It's a tough balance, because on the one hand you've got a murder-comedy about women, it's right there in the title, but if you don't treat those women like people -- which this episode doesn't -- then what you've created is a particularly cruel joke about women. Which this episode is.
But you're saying, "Jacob, I am a woman in my late forties, and going through menopause is a very weird time and makes you question all kinds of things about your womanhood, and so I identify." Sure. But that's not what's going on here: This is about a cardboard lady having cardboard thoughts that are so pandering and familiar that they appear to be part of your narrative, because that's the narrative we've been sold by these selfsame gay Boomer writers since the '80s. But there's nothing sympathetic about it, which is the risk that you run. It took Ugly Betty two years to come back from this shit. It's the reason I stopped watching this show in the first place.
The fact that Lynette is useless and Susan is sympathetic for once is a clue. Renee still isn't deeper than her diva attitude, and Beth is just a prop. Which means it's up to Gabrielle, as usual, to act like a normal person. About that, we will see.
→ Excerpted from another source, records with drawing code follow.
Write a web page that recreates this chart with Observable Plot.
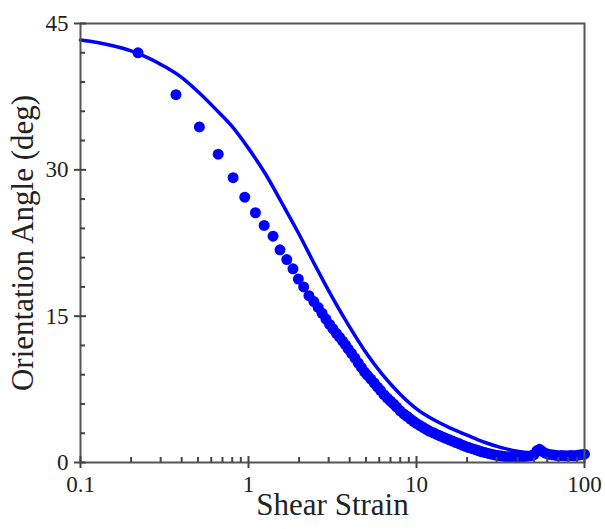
<!DOCTYPE html>
<html><head><meta charset="utf-8">
<script src="https://cdn.jsdelivr.net/npm/d3@7"></script>
<script src="https://cdn.jsdelivr.net/npm/@observablehq/plot@0.6"></script>
<style>html,body{margin:0;padding:0;background:#fff;} #chart svg{display:block;}</style>
</head><body><div id="chart"></div>
<script>
// Measured points (circles)
const dotStrain = [0.22,0.37,0.51,0.66,0.81,0.95,1.10,1.24,1.40,1.54,1.69,1.84,1.98,2.13,2.29,2.45,2.60,2.74,2.89,3.04,3.18,3.33,3.48,3.63,3.78,3.92,
  4.1,4.3,4.5,4.7,4.9,5.1,5.35,5.6,5.85,6.1,6.4,6.7,7.0,7.3,7.6,8.0,8.4,8.8,9.2,9.6,10.0,10.5,11.0,11.5,12.0,12.6,13.2,13.8,14.4,15.0,
  15.7,16.4,17.2,18.0,18.8,19.6,20.5,21.5,22.5,23.5,24.5,25.6,26.8,28,29.3,30.6,32,33.5,35,36.6,38.3,40,41.8,43.7,45.7,47.8,50,52,54,56,
  58.5,61,64,67,70,73,76.5,80,83.5,87,91,95,100];
const dotAngle = [42.0,37.7,34.4,31.6,29.2,27.2,25.6,24.3,23.2,21.8,20.8,19.85,18.8,18.0,17.1,16.5,15.9,15.3,14.7,14.15,13.7,13.25,12.85,12.45,12.05,11.65,
  11.2,10.7,10.2,9.75,9.3,8.95,8.55,8.15,7.75,7.4,6.95,6.6,6.3,6.0,5.7,5.3,4.98,4.72,4.45,4.22,4.0,3.78,3.58,3.38,3.2,3.05,2.88,2.73,2.6,2.47,
  2.33,2.2,2.05,1.92,1.78,1.65,1.53,1.42,1.31,1.2,1.1,1.02,0.93,0.85,0.78,0.72,0.66,0.62,0.60,0.56,0.55,0.60,0.55,0.60,0.65,0.70,0.80,1.20,1.35,1.15,
  0.95,0.85,0.80,0.75,0.70,0.72,0.70,0.68,0.72,0.70,0.75,0.80,0.85];
// Model curve (line)
const lineStrain = [0.1,0.126,0.158,0.2,0.251,0.316,0.398,0.501,0.631,0.794,1,1.26,1.58,2.0,2.51,3.16,3.98,5.01,6.31,7.94,10,12.6,15.8,20,25.1,31.6,39.8,50.1,63.1,79.4,100];
const lineAngle  = [43.3,43.05,42.7,42.2,41.5,40.6,39.5,38.0,36.3,34.5,32.2,29.6,26.6,23.4,20.1,16.9,13.95,11.25,8.95,7.05,5.5,4.4,3.55,2.8,2.1,1.55,1.15,0.95,0.85,0.8,0.75];
// Axes
const xTicks = [0.1, 1, 10, 100];
const xTickLabels = ["0.1", "1", "10", "100"];
const xMinor = [0.2,0.3,0.4,0.5,0.6,0.7,0.8,0.9,2,3,4,5,6,7,8,9,20,30,40,50,60,70,80,90];
const yTicks = [0, 15, 30, 45];
const yTickLabels = ["0", "15", "30", "45"];
const yMinor = [3,6,9,12,18,21,24,27,33,36,39,42];
const xTitle = "Shear Strain";
const yTitle = "Orientation Angle (deg)";

const dots = dotStrain.map((x, i) => ({x, y: dotAngle[i]}));
const curve = lineStrain.map((x, i) => ({x, y: lineAngle[i]}));
const blue = "#0000ff";
const axisColor = "#444";

const chart = Plot.plot({
  width: 605, height: 529,
  marginLeft: 80, marginRight: 21, marginTop: 23, marginBottom: 67,
  style: {fontFamily: "'Liberation Serif', 'Times New Roman', serif", background: "#fff", color: "#222"},
  x: {type: "log", domain: [0.1, 100], axis: null},
  y: {domain: [0, 45], axis: null},
  marks: [
    Plot.dot(dots, {x: "x", y: "y", r: 5.5, fill: blue, stroke: "none"}),
    Plot.line(curve, {x: "x", y: "y", stroke: blue, strokeWidth: 3.5, curve: "monotone-x"}),
    Plot.frame({stroke: "#555", strokeWidth: 2}),
    Plot.ruleX(xTicks, {x: d => d, y1: 0, y2: 0, insetTop: -6, insetBottom: -6, stroke: axisColor, strokeWidth: 2}),
    Plot.ruleX(xMinor, {x: d => d, y1: 0, y2: 0, insetTop: -5, stroke: axisColor, strokeWidth: 2}),
    Plot.ruleY(yTicks, {y: d => d, x1: 0.1, x2: 0.1, insetLeft: -6, insetRight: -6, stroke: axisColor, strokeWidth: 2}),
    Plot.ruleY(yMinor, {y: d => d, x1: 0.1, x2: 0.1, insetRight: -5, stroke: axisColor, strokeWidth: 2}),
    Plot.axisX(xTicks, {tickSize: 0, tickPadding: 13, fontSize: 23, label: null, tickFormat: d => xTickLabels[xTicks.indexOf(d)]}),
    Plot.axisY(yTicks, {tickSize: 0, tickPadding: 12, fontSize: 23, label: null, tickFormat: d => yTickLabels[yTicks.indexOf(d)]}),
    Plot.text([xTitle], {frameAnchor: "bottom", dy: 52, fontSize: 31, fill: "#222"}),
    Plot.text([yTitle], {frameAnchor: "left", textAnchor: "middle", dx: -57, rotate: -90, fontSize: 31, fill: "#222"})
  ]
});
document.getElementById("chart").appendChild(chart);
</script>
</body></html>
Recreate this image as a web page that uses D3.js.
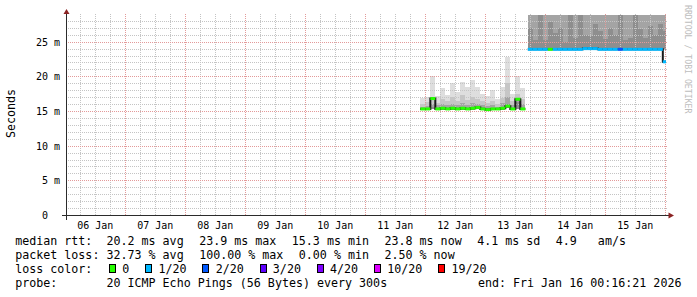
<!DOCTYPE html>
<html>
<head>
<meta charset="utf-8">
<script src="https://cdn.jsdelivr.net/npm/d3@7"></script>
<style>
    html, body { margin: 0; padding: 0; background: #ffffff; }
    svg { display: block; }
    text { font-family: "DejaVu Sans Mono", monospace; white-space: pre; fill: #000; }
</style>
</head>
<body>
<div class="smokegraph"></div>
<script>
// --- DATA (ms)
const binTimes = [
    "2026-01-11 22:00", "2026-01-12 00:00", "2026-01-12 02:00", "2026-01-12 04:00", "2026-01-12 06:00",
    "2026-01-12 08:00", "2026-01-12 10:00", "2026-01-12 12:00", "2026-01-12 14:00", "2026-01-12 16:00",
    "2026-01-12 18:00", "2026-01-12 20:00", "2026-01-12 22:00", "2026-01-13 00:00", "2026-01-13 02:00",
    "2026-01-13 04:00", "2026-01-13 06:00", "2026-01-13 08:00", "2026-01-13 10:00", "2026-01-13 12:00",
    "2026-01-13 14:00",
    "2026-01-13 17:00", "2026-01-13 19:00", "2026-01-13 21:00", "2026-01-13 23:00", "2026-01-14 01:00",
    "2026-01-14 03:00", "2026-01-14 05:00", "2026-01-14 07:00", "2026-01-14 09:00", "2026-01-14 11:00",
    "2026-01-14 13:00", "2026-01-14 15:00", "2026-01-14 17:00", "2026-01-14 19:00", "2026-01-14 21:00",
    "2026-01-14 23:00", "2026-01-15 01:00", "2026-01-15 03:00", "2026-01-15 05:00", "2026-01-15 07:00",
    "2026-01-15 09:00", "2026-01-15 11:00", "2026-01-15 13:00", "2026-01-15 15:00", "2026-01-15 17:00",
    "2026-01-15 19:00", "2026-01-15 21:00", "2026-01-15 23:00"
];
const median = [
    15.3, 15.3, 16.8, 15.3, 15.4, 15.3, 15.4, 15.3, 15.4, 15.3, 15.4, 15.5, 15.3, 15.2, 15.3, 15.3, 15.4, 15.7, 15.3, 16.7, 15.3,
    23.9, 23.9, 23.9, 23.9, 23.9, 23.9, 23.9, 23.9, 23.9, 23.9, 23.9, 24.0, 24.0, 24.0, 23.9, 23.9, 23.9, 23.9, 23.9, 23.9,
    23.9, 23.9, 23.9, 23.9, 23.9, 23.9, 23.9, 22.1
];
const smokeLo = [
    15.2, 15.2, 15.3, 15.2, 15.2, 15.2, 15.2, 15.2, 15.2, 15.2, 15.2, 15.3, 15.2, 15.1, 15.2, 15.2, 15.2, 15.4, 15.2, 15.3, 15.2,
    23.8, 23.8, 23.8, 23.8, 23.8, 23.8, 23.8, 23.8, 23.8, 23.8, 23.8, 23.9, 23.9, 23.9, 23.8, 23.8, 23.8, 23.8, 23.8, 23.8,
    23.8, 23.8, 23.8, 23.8, 23.8, 23.8, 23.8, 23.8
];
const smokeQ1 = [
    15.4, 15.4, 15.6, 15.5, 15.5, 15.4, 15.5, 15.4, 15.6, 15.5, 15.6, 15.5, 15.6, 15.4, 15.5, 15.4, 15.6, 16.0, 15.5, 16.3, 15.5,
    27.0, 25.3, 29.5, 25.2, 27.8, 26.2, 27.0, 25.0, 29.5, 25.5, 29.5, 26.0, 25.8, 27.5, 26.5, 25.4, 27.0, 26.0, 29.5, 25.2,
    25.6, 29.5, 26.8, 25.6, 27.2, 26.0, 27.5, 26.5
];
const smokeQ2 = [
    15.6, 15.7, 16.0, 15.8, 16.0, 15.8, 16.0, 15.8, 16.2, 15.9, 16.1, 16.0, 15.9, 15.7, 15.8, 15.6, 16.1, 17.0, 15.9, 16.8, 16.0,
    30.5, 31.0, 30.8, 30.2, 31.5, 30.6, 30.9, 30.1, 31.2, 30.4, 31.0, 30.3, 30.2, 30.9, 30.6, 30.1, 30.8, 30.4, 31.3, 30.2,
    30.3, 31.1, 30.7, 30.2, 30.9, 30.5, 30.8, 30.5
];
const smokeQ3 = [
    16.0, 16.3, 16.8, 16.2, 16.8, 16.5, 17.0, 16.4, 17.3, 16.6, 17.0, 16.8, 16.5, 16.2, 16.4, 16.0, 16.9, 19.0, 16.5, 17.5, 16.8,
    32.0, 32.5, 32.2, 31.8, 33.0, 32.1, 32.4, 31.6, 32.8, 31.9, 32.5, 31.8, 31.7, 32.3, 32.0, 31.6, 32.2, 31.9, 32.9, 31.7,
    31.8, 32.6, 32.1, 31.7, 32.4, 32.0, 32.3, 32.0
];
const smokeHi = [
    16.9, 17.0, 20.1, 17.2, 18.3, 17.3, 19.0, 17.8, 19.2, 18.5, 19.5, 18.5, 17.5, 17.2, 18.0, 16.8, 18.5, 22.8, 17.5, 20.0, 18.3,
    35.0, 36.0, 35.5, 34.8, 37.0, 35.2, 35.8, 34.5, 36.5, 35.0, 36.2, 34.9, 34.7, 35.6, 35.1, 34.6, 35.4, 35.0, 36.8, 34.6,
    34.8, 36.1, 35.3, 34.7, 35.7, 35.1, 35.5, 35.0
];
const lostPings = [
    0, 0, 0, 0, 0, 0, 0, 0, 0, 0, 0, 0, 0, 0, 0, 0, 0, 0, 0, 0, 0,
    1, 1, 1, 1, 0, 1, 1, 1, 1, 1, 1, 1, 1, 1, 1, 1, 1, 1, 2, 1,
    1, 1, 1, 1, 1, 1, 1, 1
];

const lossSteps = [0, 1, 2, 3, 4, 10, 19];
const lossLabels = ["0", "1/20", "2/20", "3/20", "4/20", "10/20", "19/20"];
const lossColors = ["#26ff00", "#00b8ff", "#0059ff", "#5e00ff", "#7e00ff", "#dd00ff", "#ff0000"];

const yTickValues = [0, 5, 10, 15, 20, 25];
const yTickLabels = ["0", "5", "10", "15", "20", "25"];
const dayLabels = ["06 Jan", "07 Jan", "08 Jan", "09 Jan", "10 Jan", "11 Jan", "12 Jan", "13 Jan", "14 Jan", "15 Jan"];

const rttStats = ["20.2 ms avg", "23.9 ms max", "15.3 ms min", "23.8 ms now", "4.1 ms sd", "4.9   am/s"];
const lossStats = ["32.73 % avg", "100.00 % max", "0.00 % min", "2.50 % now"];
const probeText = "20 ICMP Echo Pings (56 Bytes) every 300s";
const endStamp = "2026-01-16 00:16:21";
const endText = "end: Fri Jan 16 00:16:21 2026";

// --- LAYOUT
const width = 697, height = 297;
const plot = { left: 66, right: 666, top: 15, bottom: 215 };
const yMax = 28.85;
const binMs = 2 * 3600 * 1000;

const parseBin = d3.utcParse("%Y-%m-%d %H:%M");
const parseEnd = d3.utcParse("%Y-%m-%d %H:%M:%S");
const endTime = parseEnd(endStamp);
const startTime = new Date(+endTime - 10 * 86400 * 1000);

const x = d3.scaleUtc().domain([startTime, endTime]).range([plot.left, plot.right]);
const y = d3.scaleLinear().domain([0, yMax]).range([plot.bottom, plot.top]);

const bins = binTimes.map(function(t, i) {
    const t0 = parseBin(t);
    return {
        t0: t0,
        t1: new Date(+t0 + binMs),
        med: median[i], lo: smokeLo[i],
        q1: smokeQ1[i], q2: smokeQ2[i], q3: smokeQ3[i], hi: smokeHi[i],
        loss: lostPings[i]
    };
});
// clip bins to the next bin start, split into segments where data is missing
const segments = [];
bins.forEach(function(b, i) {
    const next = bins[i + 1];
    if (next && +next.t0 < +b.t1) b.t1 = next.t0;
    if (i === 0 || +bins[i - 1].t1 !== +b.t0) segments.push([]);
    segments[segments.length - 1].push(b);
});

function lossColor(n) {
    let c = lossColors[0];
    lossSteps.forEach(function(s, i) { if (n >= s) c = lossColors[i]; });
    return c;
}

const svg = d3.select(".smokegraph").append("svg")
    .attr("width", width)
    .attr("height", height);

svg.append("defs").append("clipPath").attr("id", "plotclip")
    .append("rect")
    .attr("x", plot.left).attr("y", plot.top)
    .attr("width", plot.right - plot.left).attr("height", plot.bottom - plot.top);

// --- SMOKE
const smoke = svg.append("g").attr("clip-path", "url(#plotclip)");
const shades = [["hi", "#dedede"], ["q3", "#c6c6c6"], ["q2", "#a4a4a4"], ["q1", "#8e8e8e"]];
shades.forEach(function(s) {
    smoke.selectAll(".smoke-" + s[0])
        .data(bins)
        .enter().append("rect")
        .attr("class", "smoke-" + s[0])
        .attr("x", function(d) { return Math.round(x(d.t0)); })
        .attr("width", function(d) { return Math.round(x(d.t1)) - Math.round(x(d.t0)); })
        .attr("y", function(d) { return Math.round(y(d[s[0]])); })
        .attr("height", function(d) { return Math.max(0, Math.round(y(d.lo)) - Math.round(y(d[s[0]]))); })
        .attr("fill", s[1]);
});

// --- GRID
const grid = svg.append("g").attr("class", "grid");
const minorY = d3.range(1, 29).filter(function(v) { return v % 5 !== 0; });
const majorY = yTickValues.filter(function(v) { return v > 0; });
const minorX = d3.utcHour.every(6).range(startTime, endTime).filter(function(d) { return d.getUTCHours() !== 0; });
const majorX = d3.utcDay.range(startTime, new Date(+endTime + 1));

grid.selectAll(".hminor").data(minorY).enter().append("line")
    .attr("x1", plot.left).attr("x2", plot.right + 2)
    .attr("y1", function(d) { return Math.round(y(d)) + 0.5; })
    .attr("y2", function(d) { return Math.round(y(d)) + 0.5; })
    .attr("stroke", "#c4c4c4").attr("stroke-dasharray", "1,1");
grid.selectAll(".vminor").data(minorX).enter().append("line")
    .attr("y1", plot.bottom).attr("y2", plot.top - 2)
    .attr("x1", function(d) { return Math.round(x(d)) + 0.5; })
    .attr("x2", function(d) { return Math.round(x(d)) + 0.5; })
    .attr("stroke", "#c4c4c4").attr("stroke-dasharray", "1,1");
grid.selectAll(".hmajor").data(majorY).enter().append("line")
    .attr("x1", plot.left).attr("x2", plot.right + 2)
    .attr("y1", function(d) { return Math.round(y(d)) + 0.5; })
    .attr("y2", function(d) { return Math.round(y(d)) + 0.5; })
    .attr("stroke", "#e39a9a").attr("stroke-dasharray", "1,1");
grid.selectAll(".vmajor").data(majorX).enter().append("line")
    .attr("y1", plot.bottom).attr("y2", plot.top - 2)
    .attr("x1", function(d) { return Math.round(x(d)) + 0.5; })
    .attr("x2", function(d) { return Math.round(x(d)) + 0.5; })
    .attr("stroke", "#e39a9a").attr("stroke-dasharray", "1,1");

// --- MEDIAN (dark step line + loss coloured segments)
const medianLayer = svg.append("g").attr("clip-path", "url(#plotclip)");
const stepLine = d3.line()
    .x(function(d) { return x(d.t); })
    .y(function(d) { return y(d.v); })
    .curve(d3.curveStepAfter);

segments.forEach(function(seg) {
    const pts = seg.map(function(b) { return { t: b.t0, v: b.med }; });
    pts.push({ t: seg[seg.length - 1].t1, v: seg[seg.length - 1].med });
    medianLayer.append("path")
        .attr("d", stepLine(pts))
        .attr("fill", "none")
        .attr("stroke", "#1a1a1a")
        .attr("stroke-width", 2);
});

medianLayer.selectAll(".medseg")
    .data(bins)
    .enter().append("line")
    .attr("class", "medseg")
    .attr("x1", function(d) { return x(d.t0); })
    .attr("x2", function(d) { return x(d.t1); })
    .attr("y1", function(d) { return y(d.med); })
    .attr("y2", function(d) { return y(d.med); })
    .attr("stroke", function(d) { return lossColor(d.loss); })
    .attr("stroke-width", 3);

// --- AXES
const axisColor = "#2b2b2b", arrowColor = "#8b2323";
svg.append("line")
    .attr("x1", 62).attr("x2", 670)
    .attr("y1", plot.bottom + 0.5).attr("y2", plot.bottom + 0.5)
    .attr("stroke", axisColor);
svg.append("line")
    .attr("x1", plot.left + 0.5).attr("x2", plot.left + 0.5)
    .attr("y1", plot.bottom + 5).attr("y2", 12)
    .attr("stroke", axisColor);
svg.append("path")
    .attr("d", "M674,215.5 L668.5,212.5 L668.5,218.5 Z")
    .attr("fill", arrowColor);
svg.append("path")
    .attr("d", "M66.5,9 L63.5,14 L69.5,14 Z")
    .attr("fill", arrowColor);

const axisFont = 10;
const axisCw = axisFont * 0.6021;
const yLabels = svg.append("g").attr("font-size", axisFont);
yLabels.selectAll(".ynum").data(yTickValues).enter().append("text")
    .attr("x", 60 - 2 * axisCw)
    .attr("y", function(d) { return Math.round(y(d)) + 4; })
    .attr("text-anchor", "end")
    .text(function(d, i) { return yTickLabels[i]; });
yLabels.selectAll(".yunit").data(majorY).enter().append("text")
    .attr("x", 60 - axisCw)
    .attr("y", function(d) { return Math.round(y(d)) + 4; })
    .attr("fill", "#444")
    .text("m");

const firstDay = d3.utcDay.floor(startTime);
svg.append("g").attr("font-size", axisFont)
    .selectAll("text").data(dayLabels).enter().append("text")
    .attr("x", function(d, i) { return x(d3.utcHour.offset(d3.utcDay.offset(firstDay, i), 12)); })
    .attr("y", 229)
    .attr("text-anchor", "middle")
    .text(function(d) { return d; });

// --- TITLES
svg.append("text")
    .attr("transform", "translate(14.5,113.5) rotate(-90)")
    .attr("text-anchor", "middle")
    .attr("font-size", 11.66)
    .text("Seconds");
svg.append("text")
    .attr("transform", "translate(684.5,5) rotate(90)")
    .attr("font-size", 8.2)
    .style("fill", "#bdbdbd")
    .text("RRDTOOL / TOBI OETIKER");

// --- LEGEND
const legFont = 11.66, cw = legFont * 0.6021, lx = 15.2;
const rowY = [245.3, 259.2, 273.1, 287.0];
function col(c) { return lx + c * cw; }

const legend = svg.append("g").attr("font-size", legFont);

function statRow(yb, label, items) {
    legend.append("text").attr("x", col(0)).attr("y", yb).text(label);
    let c = 13;
    items.forEach(function(s) {
        legend.append("text").attr("x", col(c)).attr("y", yb).text(s);
        c += s.length + 2.2;
    });
}
statRow(rowY[0], "median rtt:", rttStats);
statRow(rowY[1], "packet loss:", lossStats);

legend.append("text").attr("x", col(0)).attr("y", rowY[2]).text("loss color:");
let cursor = 13.2;
lossLabels.forEach(function(lab, i) {
    legend.append("rect")
        .attr("x", Math.round(col(cursor) + 1.1) + 0.5)
        .attr("y", rowY[2] - 8.6)
        .attr("width", 6).attr("height", 8)
        .attr("fill", lossColors[i])
        .attr("stroke", "#000");
    legend.append("text").attr("x", col(cursor + 2.05)).attr("y", rowY[2]).text(lab);
    cursor += 2.05 + lab.length + 2.1;
});

legend.append("text").attr("x", col(0)).attr("y", rowY[3]).text("probe:");
legend.append("text").attr("x", col(13)).attr("y", rowY[3]).text(probeText);
legend.append("text").attr("x", col(94.9)).attr("y", rowY[3]).attr("text-anchor", "end").text(endText);
</script>
</body>
</html>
Anyway, Beth's now so deep undercover in Operation Fingers that she's actually gotten talked into sleeping with Paul Young by her accomplice. And he delighted in it. And then she says these things: "So I didn't disappoint you? I'm so glad. My whole life, I heard people talk about sex. They always made such a big deal about it. And don't get me wrong, it was very interesting. But lying here quietly... This is my favorite part. So would you like to do it again? I hear that men like sex in the morning."
You know, things normal women say. If you've never actually met a woman or slept with a woman or have the vaguest sense of what people are actually like, maybe this is something they would say. Of course, she's faking, so it's not technically a problem, but in context it's just bizarre. Anyway, Paul's about to get some more whoopee -- that's what they called it back then on the TV -- but then his old cellmate shows up. A hulking black man. Black people on Wisteria Lane, they are in for it, generally.
Renee shows up at Lynette's house -- Lynette, the successful businesswoman many times over, the one who raised about 50 kids without a babysitter and now has one single infant to deal with -- to start an interior design firm. Because if it's not a catering company, it's interior design. Every time. Those are literally the only companies a woman can start, regardless of their experience otherwise. There's a lot of fairly funny banter about the baby -- "Oh my God, are you doing what I think you're doing?" asks Renee, and Lynette's like, "If you think I'm trying to stuff my boob in my daughter's mouth? Then yes" -- but just imagine all of Renee's dialogue coming out of a gay man's mouth, because that's basically what's happening.